Extract the lines of the material below, beginning with the first and ending with the line that holds "fontsize=16, fontweight='bold', color='#111111')". Skip every picture.

━━━ Data section ━━━

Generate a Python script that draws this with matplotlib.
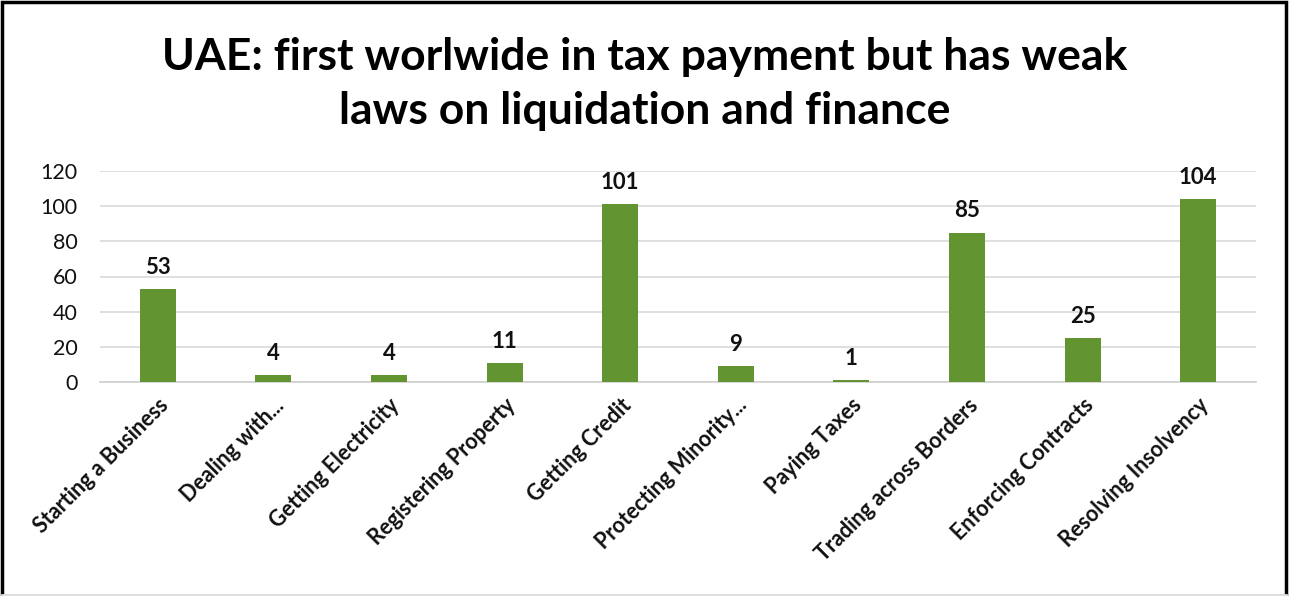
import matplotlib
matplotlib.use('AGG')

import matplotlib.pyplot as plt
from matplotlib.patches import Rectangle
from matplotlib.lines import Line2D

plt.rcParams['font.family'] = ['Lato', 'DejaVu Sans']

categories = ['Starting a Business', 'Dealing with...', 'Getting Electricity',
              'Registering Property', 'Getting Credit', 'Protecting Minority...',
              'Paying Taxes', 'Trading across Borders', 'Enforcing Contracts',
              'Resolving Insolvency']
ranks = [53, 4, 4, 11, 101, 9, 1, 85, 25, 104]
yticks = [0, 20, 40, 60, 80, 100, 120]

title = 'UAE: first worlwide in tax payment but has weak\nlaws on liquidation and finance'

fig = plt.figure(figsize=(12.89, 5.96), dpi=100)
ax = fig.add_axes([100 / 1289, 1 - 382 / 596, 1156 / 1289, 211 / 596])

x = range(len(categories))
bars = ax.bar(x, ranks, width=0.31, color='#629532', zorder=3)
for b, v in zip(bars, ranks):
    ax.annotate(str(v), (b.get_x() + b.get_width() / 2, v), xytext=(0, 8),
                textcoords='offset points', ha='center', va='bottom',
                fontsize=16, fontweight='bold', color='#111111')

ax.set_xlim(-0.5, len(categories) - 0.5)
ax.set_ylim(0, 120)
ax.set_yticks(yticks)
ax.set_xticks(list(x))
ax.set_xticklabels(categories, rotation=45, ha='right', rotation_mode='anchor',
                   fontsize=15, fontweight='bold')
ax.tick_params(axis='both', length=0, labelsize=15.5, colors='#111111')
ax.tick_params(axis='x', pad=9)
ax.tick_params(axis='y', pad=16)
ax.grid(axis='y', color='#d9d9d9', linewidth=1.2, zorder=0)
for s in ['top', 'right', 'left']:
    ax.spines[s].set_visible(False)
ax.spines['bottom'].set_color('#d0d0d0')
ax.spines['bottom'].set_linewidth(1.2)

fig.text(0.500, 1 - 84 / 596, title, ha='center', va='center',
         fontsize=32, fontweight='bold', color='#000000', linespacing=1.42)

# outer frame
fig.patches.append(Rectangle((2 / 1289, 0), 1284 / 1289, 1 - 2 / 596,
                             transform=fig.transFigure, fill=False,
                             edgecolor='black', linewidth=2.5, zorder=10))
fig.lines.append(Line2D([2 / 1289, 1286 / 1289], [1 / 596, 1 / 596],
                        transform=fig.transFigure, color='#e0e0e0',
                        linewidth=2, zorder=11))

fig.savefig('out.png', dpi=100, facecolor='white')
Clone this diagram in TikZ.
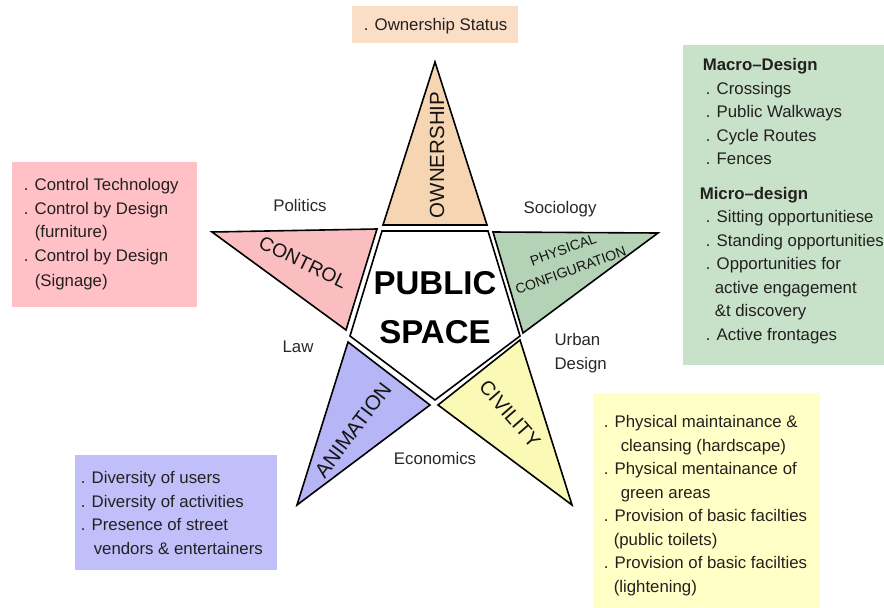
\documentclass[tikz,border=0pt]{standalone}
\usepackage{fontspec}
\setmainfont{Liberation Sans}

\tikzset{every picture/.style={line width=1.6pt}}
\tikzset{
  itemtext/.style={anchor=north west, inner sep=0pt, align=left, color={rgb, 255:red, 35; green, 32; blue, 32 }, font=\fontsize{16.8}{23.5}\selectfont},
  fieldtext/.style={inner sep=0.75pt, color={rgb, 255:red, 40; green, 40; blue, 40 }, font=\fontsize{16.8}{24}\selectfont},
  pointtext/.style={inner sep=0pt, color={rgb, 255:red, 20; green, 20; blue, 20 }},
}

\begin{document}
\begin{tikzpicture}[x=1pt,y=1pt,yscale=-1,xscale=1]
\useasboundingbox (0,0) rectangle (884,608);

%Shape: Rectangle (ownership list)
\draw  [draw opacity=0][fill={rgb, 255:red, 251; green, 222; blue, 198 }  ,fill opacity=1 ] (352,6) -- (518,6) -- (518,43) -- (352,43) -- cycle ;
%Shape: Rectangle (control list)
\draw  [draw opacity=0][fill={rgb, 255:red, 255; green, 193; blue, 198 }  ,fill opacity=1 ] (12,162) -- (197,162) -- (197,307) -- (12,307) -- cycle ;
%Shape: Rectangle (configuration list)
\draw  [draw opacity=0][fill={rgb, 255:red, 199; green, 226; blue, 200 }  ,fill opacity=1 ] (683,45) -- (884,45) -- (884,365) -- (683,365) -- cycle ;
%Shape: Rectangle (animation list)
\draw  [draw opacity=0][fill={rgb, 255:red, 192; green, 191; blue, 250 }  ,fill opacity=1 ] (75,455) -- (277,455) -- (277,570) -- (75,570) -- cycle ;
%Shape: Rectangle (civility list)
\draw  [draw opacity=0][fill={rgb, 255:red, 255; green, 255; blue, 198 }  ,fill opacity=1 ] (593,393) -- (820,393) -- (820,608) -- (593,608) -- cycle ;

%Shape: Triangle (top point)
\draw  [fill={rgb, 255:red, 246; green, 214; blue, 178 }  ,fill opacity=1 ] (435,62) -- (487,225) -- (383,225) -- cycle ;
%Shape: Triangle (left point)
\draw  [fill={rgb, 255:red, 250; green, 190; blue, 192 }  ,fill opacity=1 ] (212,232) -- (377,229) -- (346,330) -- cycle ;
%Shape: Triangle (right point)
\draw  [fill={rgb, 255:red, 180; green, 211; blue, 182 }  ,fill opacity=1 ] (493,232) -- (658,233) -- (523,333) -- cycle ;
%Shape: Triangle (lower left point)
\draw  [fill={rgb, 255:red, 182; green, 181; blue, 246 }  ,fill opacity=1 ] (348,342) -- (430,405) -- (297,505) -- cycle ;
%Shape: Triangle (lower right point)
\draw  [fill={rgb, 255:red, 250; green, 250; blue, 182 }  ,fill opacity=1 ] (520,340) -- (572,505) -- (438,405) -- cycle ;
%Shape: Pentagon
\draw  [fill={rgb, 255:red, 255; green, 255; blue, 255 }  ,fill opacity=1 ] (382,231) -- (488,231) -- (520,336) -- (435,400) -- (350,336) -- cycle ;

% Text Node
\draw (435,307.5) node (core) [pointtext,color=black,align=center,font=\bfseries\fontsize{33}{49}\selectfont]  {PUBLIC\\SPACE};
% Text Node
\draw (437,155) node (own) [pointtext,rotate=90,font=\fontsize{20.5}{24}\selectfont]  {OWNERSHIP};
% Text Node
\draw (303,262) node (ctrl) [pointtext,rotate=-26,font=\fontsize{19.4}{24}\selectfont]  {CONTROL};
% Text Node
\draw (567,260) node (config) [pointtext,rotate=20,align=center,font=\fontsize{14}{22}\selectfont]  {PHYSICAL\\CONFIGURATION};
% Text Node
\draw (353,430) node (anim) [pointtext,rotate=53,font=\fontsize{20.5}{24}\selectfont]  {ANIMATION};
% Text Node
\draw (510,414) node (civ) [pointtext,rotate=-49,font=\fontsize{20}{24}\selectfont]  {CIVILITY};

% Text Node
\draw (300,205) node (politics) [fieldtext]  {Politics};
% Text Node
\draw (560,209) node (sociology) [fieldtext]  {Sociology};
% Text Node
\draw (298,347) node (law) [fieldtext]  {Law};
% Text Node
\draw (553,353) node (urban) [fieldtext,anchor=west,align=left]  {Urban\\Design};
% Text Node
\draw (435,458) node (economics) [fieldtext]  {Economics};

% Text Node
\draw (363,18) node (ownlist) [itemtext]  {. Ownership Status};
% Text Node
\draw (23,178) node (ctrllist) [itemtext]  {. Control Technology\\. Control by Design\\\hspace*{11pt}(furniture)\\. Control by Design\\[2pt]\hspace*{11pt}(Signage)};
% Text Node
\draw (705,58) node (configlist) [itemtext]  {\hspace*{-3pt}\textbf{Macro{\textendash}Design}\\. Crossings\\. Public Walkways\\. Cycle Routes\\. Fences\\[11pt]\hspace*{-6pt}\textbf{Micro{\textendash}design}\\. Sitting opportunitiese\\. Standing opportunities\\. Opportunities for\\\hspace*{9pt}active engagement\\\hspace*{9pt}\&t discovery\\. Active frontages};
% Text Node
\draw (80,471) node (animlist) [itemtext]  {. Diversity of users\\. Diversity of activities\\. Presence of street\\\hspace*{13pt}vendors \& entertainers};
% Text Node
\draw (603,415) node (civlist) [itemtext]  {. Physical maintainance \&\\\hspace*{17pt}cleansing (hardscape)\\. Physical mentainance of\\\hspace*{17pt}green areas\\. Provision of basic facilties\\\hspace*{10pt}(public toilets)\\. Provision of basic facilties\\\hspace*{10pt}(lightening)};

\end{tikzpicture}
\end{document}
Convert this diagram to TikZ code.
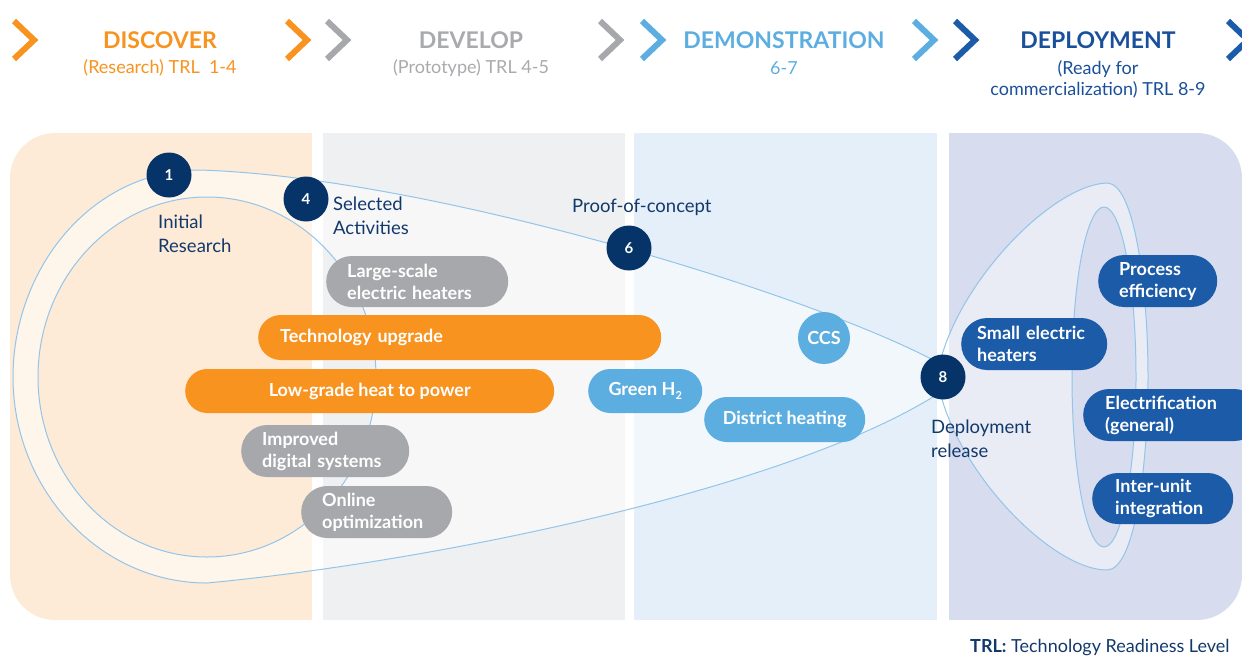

━━━

Answer |
Generate a Python script that draws this with matplotlib.
import matplotlib
matplotlib.use('AGG')

import matplotlib.pyplot as plt
from matplotlib.patches import Rectangle
from matplotlib.lines import Line2D

plt.rcParams['font.family'] = ['Lato', 'DejaVu Sans']

categories = ['Starting a Business', 'Dealing with...', 'Getting Electricity',
              'Registering Property', 'Getting Credit', 'Protecting Minority...',
              'Paying Taxes', 'Trading across Borders', 'Enforcing Contracts',
              'Resolving Insolvency']
ranks = [53, 4, 4, 11, 101, 9, 1, 85, 25, 104]
yticks = [0, 20, 40, 60, 80, 100, 120]

title = 'UAE: first worlwide in tax payment but has weak\nlaws on liquidation and finance'

fig = plt.figure(figsize=(12.89, 5.96), dpi=100)
ax = fig.add_axes([100 / 1289, 1 - 382 / 596, 1156 / 1289, 211 / 596])

x = range(len(categories))
bars = ax.bar(x, ranks, width=0.31, color='#629532', zorder=3)
for b, v in zip(bars, ranks):
    ax.annotate(str(v), (b.get_x() + b.get_width() / 2, v), xytext=(0, 8),
                textcoords='offset points', ha='center', va='bottom',
                fontsize=16, fontweight='bold', color='#111111')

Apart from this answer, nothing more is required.